YOUR GOAL - Leave out the pictures and transcribe everything else exactly.

RECORDED INFORMATION -
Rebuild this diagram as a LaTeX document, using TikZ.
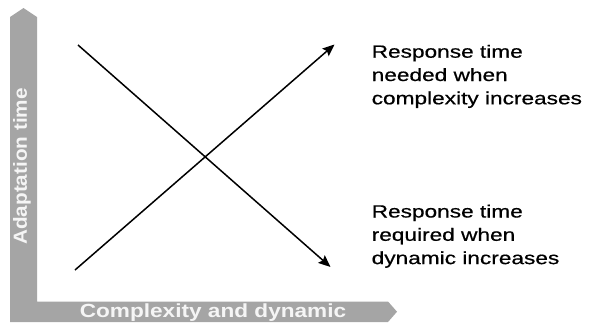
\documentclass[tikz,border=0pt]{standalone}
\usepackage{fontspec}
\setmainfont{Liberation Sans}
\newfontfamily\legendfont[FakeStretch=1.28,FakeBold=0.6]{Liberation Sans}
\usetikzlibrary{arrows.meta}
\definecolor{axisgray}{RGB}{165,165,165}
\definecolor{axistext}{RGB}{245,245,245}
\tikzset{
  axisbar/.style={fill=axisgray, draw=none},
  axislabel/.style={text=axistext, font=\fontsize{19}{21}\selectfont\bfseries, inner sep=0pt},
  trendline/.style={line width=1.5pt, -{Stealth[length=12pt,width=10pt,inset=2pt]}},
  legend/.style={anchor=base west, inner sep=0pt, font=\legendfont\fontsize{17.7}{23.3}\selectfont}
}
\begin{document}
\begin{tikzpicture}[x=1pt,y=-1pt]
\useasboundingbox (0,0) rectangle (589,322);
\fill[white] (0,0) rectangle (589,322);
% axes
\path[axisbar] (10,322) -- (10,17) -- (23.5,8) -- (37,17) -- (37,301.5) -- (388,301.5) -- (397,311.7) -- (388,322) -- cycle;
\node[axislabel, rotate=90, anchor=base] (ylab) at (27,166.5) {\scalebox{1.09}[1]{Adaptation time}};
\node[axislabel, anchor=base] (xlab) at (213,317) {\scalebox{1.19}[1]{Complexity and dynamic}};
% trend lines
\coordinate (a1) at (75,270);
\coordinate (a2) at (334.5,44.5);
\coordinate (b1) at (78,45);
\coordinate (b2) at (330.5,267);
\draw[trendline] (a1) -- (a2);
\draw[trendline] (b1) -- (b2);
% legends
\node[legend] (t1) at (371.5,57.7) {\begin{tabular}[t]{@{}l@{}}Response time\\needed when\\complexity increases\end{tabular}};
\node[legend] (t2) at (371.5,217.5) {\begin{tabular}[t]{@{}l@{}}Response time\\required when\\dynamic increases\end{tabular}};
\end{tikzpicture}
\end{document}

RESPONSE BELOW -
Rebuild this diagram as a LaTeX document, using TikZ.
\documentclass[tikz,border=0pt]{standalone}
\usepackage{fontspec}
\setmainfont{Liberation Sans}
\newfontfamily\legendfont[FakeStretch=1.28,FakeBold=0.6]{Liberation Sans}
\usetikzlibrary{arrows.meta}
\definecolor{axisgray}{RGB}{165,165,165}
\definecolor{axistext}{RGB}{245,245,245}
\tikzset{
  axisbar/.style={fill=axisgray, draw=none},
  axislabel/.style={text=axistext, font=\fontsize{19}{21}\selectfont\bfseries, inner sep=0pt},
  trendline/.style={line width=1.5pt, -{Stealth[length=12pt,width=10pt,inset=2pt]}},
  legend/.style={anchor=base west, inner sep=0pt, font=\legendfont\fontsize{17.7}{23.3}\selectfont}
}
\begin{document}
\begin{tikzpicture}[x=1pt,y=-1pt]
\useasboundingbox (0,0) rectangle (589,322);
\fill[white] (0,0) rectangle (589,322);
% axes
\path[axisbar] (10,322) -- (10,17) -- (23.5,8) -- (37,17) -- (37,301.5) -- (388,301.5) -- (397,311.7) -- (388,322) -- cycle;
\node[axislabel, rotate=90, anchor=base] (ylab) at (27,166.5) {\scalebox{1.09}[1]{Adaptation time}};
\node[axislabel, anchor=base] (xlab) at (213,317) {\scalebox{1.19}[1]{Complexity and dynamic}};
% trend lines
\coordinate (a1) at (75,270);
\coordinate (a2) at (334.5,44.5);
\coordinate (b1) at (78,45);
\coordinate (b2) at (330.5,267);
\draw[trendline] (a1) -- (a2);
\draw[trendline] (b1) -- (b2);
% legends
\node[legend] (t1) at (371.5,57.7) {\begin{tabular}[t]{@{}l@{}}Response time\\needed when\\complexity increases\end{tabular}};
\node[legend] (t2) at (371.5,217.5) {\begin{tabular}[t]{@{}l@{}}Response time\\required when\\dynamic increases\end{tabular}};
\end{tikzpicture}
\end{document}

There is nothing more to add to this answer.